'''

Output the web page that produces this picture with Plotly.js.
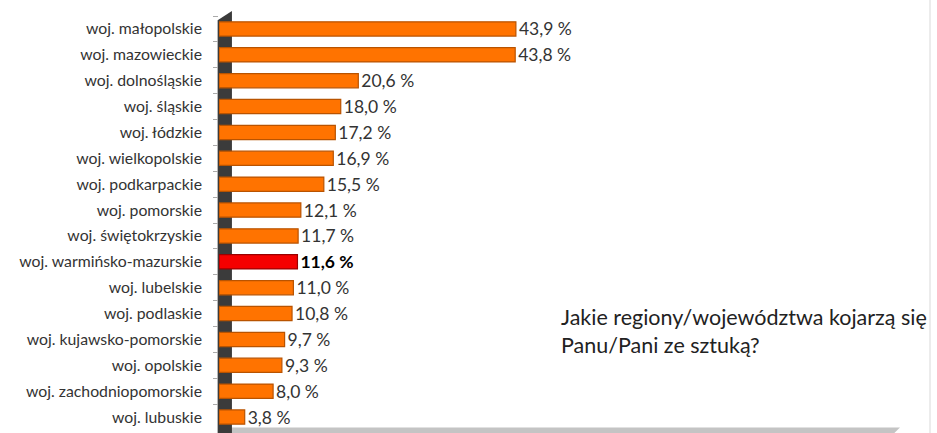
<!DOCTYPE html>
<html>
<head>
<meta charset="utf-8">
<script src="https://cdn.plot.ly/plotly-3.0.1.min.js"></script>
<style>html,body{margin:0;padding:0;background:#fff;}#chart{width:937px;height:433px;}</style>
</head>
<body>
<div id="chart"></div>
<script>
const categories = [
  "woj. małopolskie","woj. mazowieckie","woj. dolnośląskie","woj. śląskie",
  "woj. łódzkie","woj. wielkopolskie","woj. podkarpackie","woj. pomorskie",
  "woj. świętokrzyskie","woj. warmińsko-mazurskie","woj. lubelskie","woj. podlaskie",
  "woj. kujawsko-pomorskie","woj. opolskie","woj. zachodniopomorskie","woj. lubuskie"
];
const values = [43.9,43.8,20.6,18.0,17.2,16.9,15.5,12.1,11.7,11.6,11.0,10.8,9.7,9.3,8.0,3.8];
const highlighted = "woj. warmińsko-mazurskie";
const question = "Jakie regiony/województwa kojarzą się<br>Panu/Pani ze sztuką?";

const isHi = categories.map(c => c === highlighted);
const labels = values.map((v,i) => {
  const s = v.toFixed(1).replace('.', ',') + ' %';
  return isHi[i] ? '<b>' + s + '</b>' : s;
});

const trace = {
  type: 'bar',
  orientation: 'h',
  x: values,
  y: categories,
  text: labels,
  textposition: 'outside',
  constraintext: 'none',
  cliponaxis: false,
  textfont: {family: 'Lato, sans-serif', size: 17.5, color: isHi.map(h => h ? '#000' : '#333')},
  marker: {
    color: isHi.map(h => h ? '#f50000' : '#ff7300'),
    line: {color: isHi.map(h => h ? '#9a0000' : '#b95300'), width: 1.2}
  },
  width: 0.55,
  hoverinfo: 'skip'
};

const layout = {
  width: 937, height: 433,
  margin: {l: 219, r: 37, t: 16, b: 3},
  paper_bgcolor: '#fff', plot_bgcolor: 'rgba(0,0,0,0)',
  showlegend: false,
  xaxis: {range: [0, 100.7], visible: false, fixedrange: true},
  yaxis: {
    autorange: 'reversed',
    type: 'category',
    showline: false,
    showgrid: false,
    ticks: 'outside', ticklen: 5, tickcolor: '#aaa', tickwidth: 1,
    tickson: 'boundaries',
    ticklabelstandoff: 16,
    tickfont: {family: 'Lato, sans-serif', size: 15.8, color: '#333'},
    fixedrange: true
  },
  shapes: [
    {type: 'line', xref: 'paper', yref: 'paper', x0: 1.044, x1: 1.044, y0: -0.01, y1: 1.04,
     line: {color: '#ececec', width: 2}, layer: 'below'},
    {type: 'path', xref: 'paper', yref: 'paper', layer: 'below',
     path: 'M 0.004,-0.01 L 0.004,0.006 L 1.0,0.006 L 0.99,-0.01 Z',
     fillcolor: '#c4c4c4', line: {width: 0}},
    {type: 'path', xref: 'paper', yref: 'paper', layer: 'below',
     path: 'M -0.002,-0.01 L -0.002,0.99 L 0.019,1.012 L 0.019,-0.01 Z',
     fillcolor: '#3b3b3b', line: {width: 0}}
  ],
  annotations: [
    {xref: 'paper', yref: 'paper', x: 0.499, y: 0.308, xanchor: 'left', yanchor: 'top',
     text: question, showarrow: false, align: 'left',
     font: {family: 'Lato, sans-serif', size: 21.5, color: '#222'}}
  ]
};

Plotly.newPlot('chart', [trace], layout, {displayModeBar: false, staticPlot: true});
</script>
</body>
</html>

'''

WHAT YOU SHOULD DO:
Images in the data above are to be skipped. Retype all other material exactly.

TASK ANSWER:
Output the web page that produces this picture with Plotly.js.
<!DOCTYPE html>
<html>
<head>
<meta charset="utf-8">
<script src="https://cdn.plot.ly/plotly-3.0.1.min.js"></script>
<style>html,body{margin:0;padding:0;background:#fff;}#chart{width:937px;height:433px;}</style>
</head>
<body>
<div id="chart"></div>
<script>
const categories = [
  "woj. małopolskie","woj. mazowieckie","woj. dolnośląskie","woj. śląskie",
  "woj. łódzkie","woj. wielkopolskie","woj. podkarpackie","woj. pomorskie",
  "woj. świętokrzyskie","woj. warmińsko-mazurskie","woj. lubelskie","woj. podlaskie",
  "woj. kujawsko-pomorskie","woj. opolskie","woj. zachodniopomorskie","woj. lubuskie"
];
const values = [43.9,43.8,20.6,18.0,17.2,16.9,15.5,12.1,11.7,11.6,11.0,10.8,9.7,9.3,8.0,3.8];
const highlighted = "woj. warmińsko-mazurskie";
const question = "Jakie regiony/województwa kojarzą się<br>Panu/Pani ze sztuką?";

const isHi = categories.map(c => c === highlighted);
const labels = values.map((v,i) => {
  const s = v.toFixed(1).replace('.', ',') + ' %';
  return isHi[i] ? '<b>' + s + '</b>' : s;
});

const trace = {
  type: 'bar',
  orientation: 'h',
  x: values,
  y: categories,
  text: labels,
  textposition: 'outside',
  constraintext: 'none',
  cliponaxis: false,
  textfont: {family: 'Lato, sans-serif', size: 17.5, color: isHi.map(h => h ? '#000' : '#333')},
  marker: {
    color: isHi.map(h => h ? '#f50000' : '#ff7300'),
    line: {color: isHi.map(h => h ? '#9a0000' : '#b95300'), width: 1.2}
  },
  width: 0.55,
  hoverinfo: 'skip'
};

const layout = {
  width: 937, height: 433,
  margin: {l: 219, r: 37, t: 16, b: 3},
  paper_bgcolor: '#fff', plot_bgcolor: 'rgba(0,0,0,0)',
  showlegend: false,
  xaxis: {range: [0, 100.7], visible: false, fixedrange: true},
  yaxis: {
    autorange: 'reversed',
    type: 'category',
    showline: false,
    showgrid: false,
    ticks: 'outside', ticklen: 5, tickcolor: '#aaa', tickwidth: 1,
    tickson: 'boundaries',
    ticklabelstandoff: 16,
    tickfont: {family: 'Lato, sans-serif', size: 15.8, color: '#333'},
    fixedrange: true
  },
  shapes: [
    {type: 'line', xref: 'paper', yref: 'paper', x0: 1.044, x1: 1.044, y0: -0.01, y1: 1.04,
     line: {color: '#ececec', width: 2}, layer: 'below'},
    {type: 'path', xref: 'paper', yref: 'paper', layer: 'below',
     path: 'M 0.004,-0.01 L 0.004,0.006 L 1.0,0.006 L 0.99,-0.01 Z',
     fillcolor: '#c4c4c4', line: {width: 0}},
    {type: 'path', xref: 'paper', yref: 'paper', layer: 'below',
     path: 'M -0.002,-0.01 L -0.002,0.99 L 0.019,1.012 L 0.019,-0.01 Z',
     fillcolor: '#3b3b3b', line: {width: 0}}
  ],
  annotations: [
    {xref: 'paper', yref: 'paper', x: 0.499, y: 0.308, xanchor: 'left', yanchor: 'top',
     text: question, showarrow: false, align: 'left',
     font: {family: 'Lato, sans-serif', size: 21.5, color: '#222'}}
  ]
};

Plotly.newPlot('chart', [trace], layout, {displayModeBar: false, staticPlot: true});
</script>
</body>
</html>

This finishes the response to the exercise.